The alliance and I are working closely with Minister Burney and Senator Dodson to make sure we get these laws right. Just like we are working closely with the states and territories, to make sure our rules are harmonised across the Commonwealth. And we will work closely with business—who have already shown a great willingness to learn from past experience and to grow.

These reforms are not about stopping development, or halting progress. They're about redressing an imbalance—our oldest imbalance. We're protecting Indigenous cultural heritage for the same reason we're supporting the Uluru Statement from the Heart and the Voice to Parliament. We are always a better country, more unified and confident and secure in ourselves, when we give everyone a seat at the table, and when we listen to all voices.

There's never been a better moment to take this step. As the Prime Minister said in his speech to Garma earlier this year, in our lifetime:

… there has been an extraordinary and joyous change in the way Australians from all walks of life have embraced the privilege we have to share this island continent with the world's oldest continuous culture.

We've got the momentum behind us—and with it, I truly believe, the goodwill of the Australian people.

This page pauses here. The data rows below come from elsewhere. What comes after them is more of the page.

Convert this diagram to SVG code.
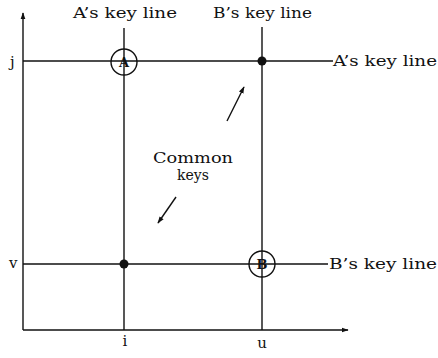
<svg xmlns="http://www.w3.org/2000/svg" width="438" height="358" viewBox="0 0 438 358">
<style>
.ln{stroke:#111;stroke-width:1.4;fill:none}
.t{font-family:"DejaVu Serif","Liberation Serif",serif;font-size:15px;fill:#111}
.m{font-family:"DejaVu Serif","Liberation Serif",serif;font-size:14px;fill:#111;text-anchor:middle}
.c{font-family:"DejaVu Serif","Liberation Serif",serif;font-size:13px;font-weight:bold;fill:#111;text-anchor:middle}
</style>
<defs>
<marker id="ah" viewBox="0 0 10 10" refX="9" refY="5" markerWidth="7" markerHeight="7" orient="auto" markerUnits="userSpaceOnUse">
<path d="M0,1.5 L10,5 L0,8.5 z" fill="#111"/>
</marker>
</defs>
<rect width="438" height="358" fill="#fff"/>
<g id="connectors">
<line class="ln" x1="23" y1="330" x2="23" y2="13" marker-end="url(#ah)"/>
<line class="ln" x1="23" y1="330" x2="348" y2="330" marker-end="url(#ah)"/>
<line class="ln" x1="124" y1="28" x2="124" y2="330"/>
<line class="ln" x1="262" y1="27" x2="262" y2="330"/>
<line class="ln" x1="23" y1="61" x2="333" y2="61"/>
<line class="ln" x1="23" y1="264" x2="328" y2="264"/>
<line class="ln" x1="227" y1="121" x2="244" y2="87" marker-end="url(#ah)"/>
<line class="ln" x1="176" y1="197" x2="158" y2="223" marker-end="url(#ah)"/>
</g>
<g id="nodeA">
<circle cx="124" cy="62" r="13" class="ln" fill="none"/>
<text class="c" x="124" y="67">A</text>
</g>
<g id="nodeB">
<circle cx="262" cy="264" r="13" class="ln" fill="none"/>
<text class="c" x="262" y="269">B</text>
</g>
<g id="dot1"><circle cx="262" cy="61" r="4.5" fill="#111"/></g>
<g id="dot2"><circle cx="124" cy="264" r="4.5" fill="#111"/></g>
<g id="labels">
<text class="t" x="73" y="18" textLength="104" lengthAdjust="spacingAndGlyphs">A’s key line</text>
<text class="t" x="213" y="18" textLength="99" lengthAdjust="spacingAndGlyphs">B’s key line</text>
<text class="t" x="333" y="66" textLength="104" lengthAdjust="spacingAndGlyphs">A’s key line</text>
<text class="t" x="329" y="269" textLength="108" lengthAdjust="spacingAndGlyphs">B’s key line</text>
<text class="t" x="10" y="67">j</text>
<text class="t" x="9" y="268">v</text>
<text class="t" x="125" y="346" text-anchor="middle">i</text>
<text class="t" x="262" y="348" text-anchor="middle">u</text>
<text class="m" x="193" y="163" textLength="80" lengthAdjust="spacingAndGlyphs">Common</text>
<text class="m" x="193" y="180">keys</text>
</g>
</svg>
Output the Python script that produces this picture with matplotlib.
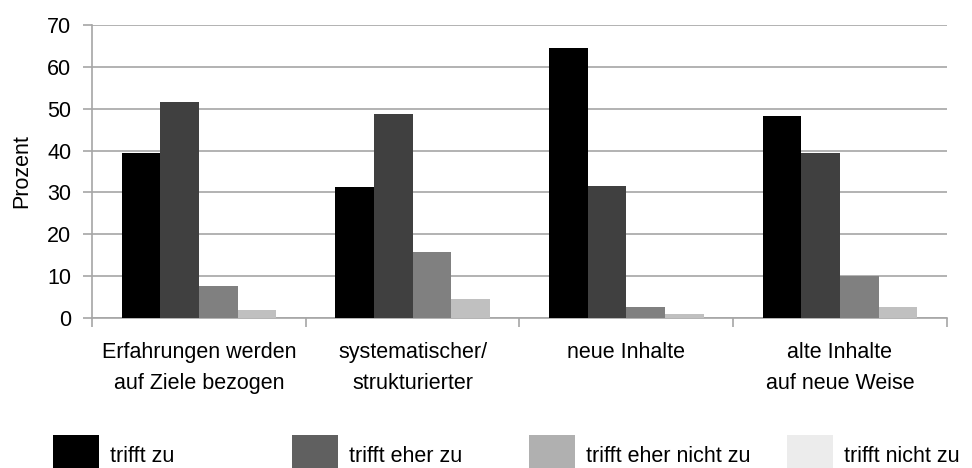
import numpy as np
import matplotlib
matplotlib.use("Agg")
import matplotlib.pyplot as plt
from matplotlib.patches import Rectangle

plt.rcParams['font.family'] = ['Liberation Sans', 'DejaVu Sans']

categories = ["Erfahrungen werden\nauf Ziele bezogen", "systematischer/\nstrukturierter",
              "neue Inhalte", "alte Inhalte\nauf neue Weise"]
series = ["trifft zu", "trifft eher zu", "trifft eher nicht zu", "trifft nicht zu"]
trifft_zu = [39.3, 31.3, 64.4, 48.2]
eher_zu = [51.5, 48.7, 31.5, 39.4]
eher_nicht_zu = [7.6, 15.8, 2.6, 10.0]
nicht_zu = [1.9, 4.5, 1.0, 2.6]

bar_colors = ["#000000", "#404040", "#808080", "#c0c0c0"]
legend_colors = ["#000000", "#606060", "#b0b0b0", "#ececec"]
fs = 15.5

fig = plt.figure(figsize=(9.72, 4.68), dpi=100)
ax = fig.add_axes([0.0947, 0.3205, 0.8793, 0.6261])

x = np.arange(len(categories))
width = 0.181
values = [trifft_zu, eher_zu, eher_nicht_zu, nicht_zu]
for i, vals in enumerate(values):
    ax.bar(x + (i - 1.5) * width, vals, width, color=bar_colors[i], zorder=3)

ax.set_xlim(-0.5, len(categories) - 0.5)
ax.set_ylim(0, 70)
ax.set_yticks(range(0, 71, 10))
ax.yaxis.grid(True, color="#a6a6a6", linewidth=1.2, zorder=0)
ax.set_axisbelow(True)

for s in ["top", "right"]:
    ax.spines[s].set_visible(False)
for s in ["left", "bottom"]:
    ax.spines[s].set_color("#a6a6a6")
    ax.spines[s].set_linewidth(1.2)

ax.set_xticks(x)
ax.set_xticklabels(categories, fontsize=fs, linespacing=1.65)
ax.set_xticks(np.arange(-0.5, len(categories)), minor=True)
ax.tick_params(axis="x", which="major", length=0, pad=17)
ax.tick_params(axis="x", which="minor", length=6.5, color="#a6a6a6", width=1.2)
ax.tick_params(axis="y", length=6.5, color="#a6a6a6", width=1.2, labelsize=fs, pad=8.5)
ax.set_ylabel("Prozent", fontsize=fs, labelpad=11)

# legend drawn by hand along the bottom edge
leg_x = [0.0545, 0.3004, 0.5442, 0.8097]
for lx, col, name in zip(leg_x, legend_colors, series):
    fig.add_artist(Rectangle((lx, 0.0), 0.0474, 0.0705, transform=fig.transFigure,
                             facecolor=col, edgecolor="none"))
    fig.text(lx + 0.0586, 0.002, name, fontsize=fs, va="bottom", ha="left")

fig.savefig("out.png", dpi=100)
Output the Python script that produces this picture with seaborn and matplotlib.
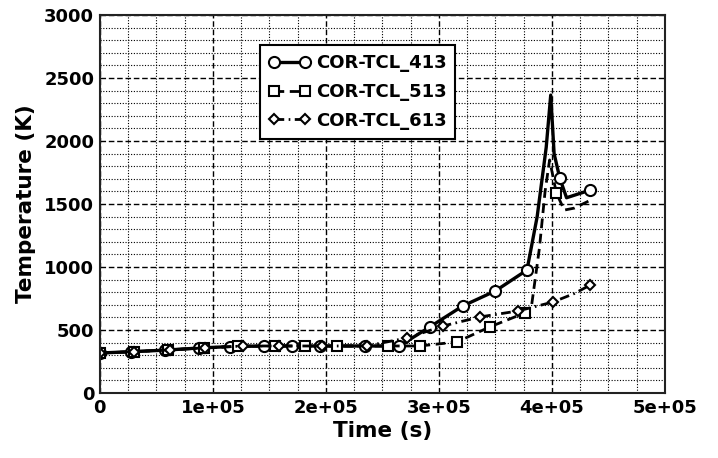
import numpy as np
import pandas as pd
import seaborn as sns
import matplotlib
matplotlib.use("Agg")
import matplotlib.pyplot as plt
from matplotlib.lines import Line2D
from matplotlib.ticker import MultipleLocator

sns.set_style("ticks")
plt.rcParams['font.family'] = ['DejaVu Sans']
plt.rcParams['text.color'] = 'black'
plt.rcParams['axes.labelcolor'] = 'black'
plt.rcParams['xtick.color'] = 'black'
plt.rcParams['ytick.color'] = 'black'

# data
t413 = [0, 28e3, 58e3, 88e3, 115e3, 145e3, 170e3, 195e3, 235e3, 265e3, 292e3,
        321e3, 350e3, 378e3, 387e3, 395e3, 399e3, 402e3, 407e3, 413e3, 434e3]
T413 = [317, 328, 340, 357, 368, 373, 373, 373, 373, 373, 524,
        690, 810, 976, 1400, 1950, 2365, 1900, 1706, 1550, 1611]

t513 = [0, 30e3, 60e3, 92e3, 122e3, 155e3, 182e3, 210e3, 255e3, 283e3, 316e3,
        345e3, 376e3, 382e3, 389e3, 394e3, 398e3, 404e3, 411e3, 420e3, 434e3]
T513 = [317, 328, 342, 358, 370, 373, 373, 373, 373, 373, 405,
        524, 635, 690, 1150, 1600, 1850, 1587, 1452, 1468, 1530]

t613 = [0, 30e3, 62e3, 93e3, 127e3, 159e3, 197e3, 236e3, 272e3, 304e3,
        336e3, 370e3, 401e3, 420e3, 434e3]
T613 = [317, 328, 342, 358, 373, 373, 373, 373, 437, 532,
        603, 651, 722, 790, 857]

names = ["COR-TCL_413", "COR-TCL_513", "COR-TCL_613"]
xtick_labels = ["0", "1e+05", "2e+05", "3e+05", "4e+05", "5e+05"]

fig = plt.figure(figsize=(7.18, 4.58), dpi=100)
ax = fig.add_axes([0.139, 0.142, 0.787, 0.825])

# style per series
styles = [
    dict(marker="o", linestyle="-", lw=2.4, markevery=list(range(14)) + [18, 20]),
    dict(marker="s", linestyle=(0, (3.5, 2)), lw=2.0, markevery=list(range(13)) + [17]),
    dict(marker="D", linestyle=(0, (3.5, 1.6, 0.6, 1.6)), lw=2.0,
         markevery=list(range(13)) + [14]),
]
msizes = [8, 7, 5.5]

series = [(t413, T413), (t513, T513), (t613, T613)]
for (t, T), st, ms in zip(series, styles, msizes):
    df = pd.DataFrame({"Time": t, "Temp": T})
    sns.lineplot(data=df, x="Time", y="Temp", ax=ax, color="black",
                 markerfacecolor="white", markeredgecolor="black",
                 markeredgewidth=1.5, markersize=ms, errorbar=None,
                 sort=False, **st)

ax.set_xlim(0, 5e5)
ax.set_ylim(0, 3000)
ax.xaxis.set_major_locator(MultipleLocator(1e5))
ax.xaxis.set_minor_locator(MultipleLocator(2.5e4))
ax.yaxis.set_major_locator(MultipleLocator(500))
ax.yaxis.set_minor_locator(MultipleLocator(100))
ax.set_xticks([0, 1e5, 2e5, 3e5, 4e5, 5e5])
ax.set_xticklabels(xtick_labels)

ax.grid(which="major", color="black", linestyle=(0, (4, 2)), lw=1.0)
ax.grid(which="minor", color="black", linestyle=(0, (1, 1.5)), lw=0.8)
ax.set_axisbelow(True)

for s in ax.spines.values():
    s.set_linewidth(1.5)
    s.set_color("#222222")
ax.tick_params(which="both", length=0, labelsize=13, pad=4)
for lab in ax.get_xticklabels() + ax.get_yticklabels():
    lab.set_fontweight("bold")

ax.set_xlabel("Time (s)", fontsize=15.5, fontweight="bold", labelpad=3)
ax.set_ylabel("Temperature (K)", fontsize=15.5, fontweight="bold", labelpad=6)

handles = [Line2D([], [], color="black", marker=st["marker"], linestyle=st["linestyle"],
                  lw=st["lw"], markerfacecolor="white", markeredgecolor="black",
                  markeredgewidth=1.5, markersize=ms)
           for st, ms in zip(styles, msizes)]
leg = ax.legend(handles, names, loc="upper left", bbox_to_anchor=(0.283, 0.921),
                borderaxespad=0, prop={"size": 13, "weight": "bold"},
                numpoints=2, handlelength=2.3, handletextpad=0.3,
                fancybox=False, framealpha=1, edgecolor="black",
                borderpad=0.5, labelspacing=0.6)
leg.get_frame().set_linewidth(1.5)

fig.savefig("out.png", dpi=100)
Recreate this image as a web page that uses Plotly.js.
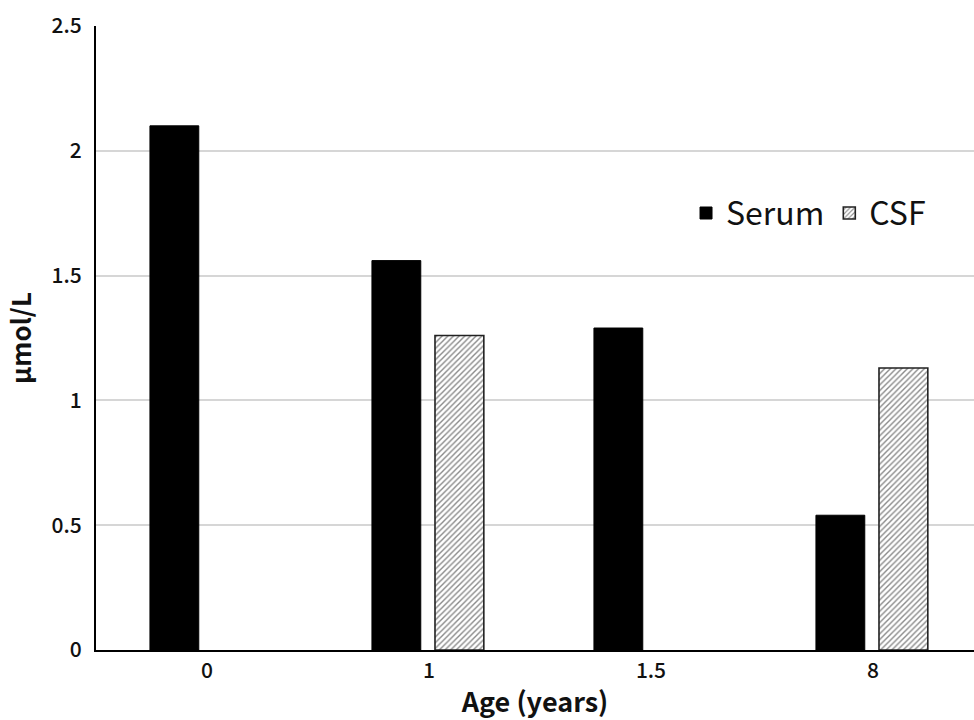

We are so lucky to live in this country, with an endlessly rich culture to draw on, to learn from, to love and to value and to cherish. That's why I'm so proud to table our response to the inquiry into the destruction of Juukan Gorge today. We acknowledge we have to do better. We are committed to doing so, in true partnership with First Nations Australians.

I present the government's response to the Joint Standing Committee on Northern Australia's reports into the destruction of cultural heritage at the Juukan Gorge.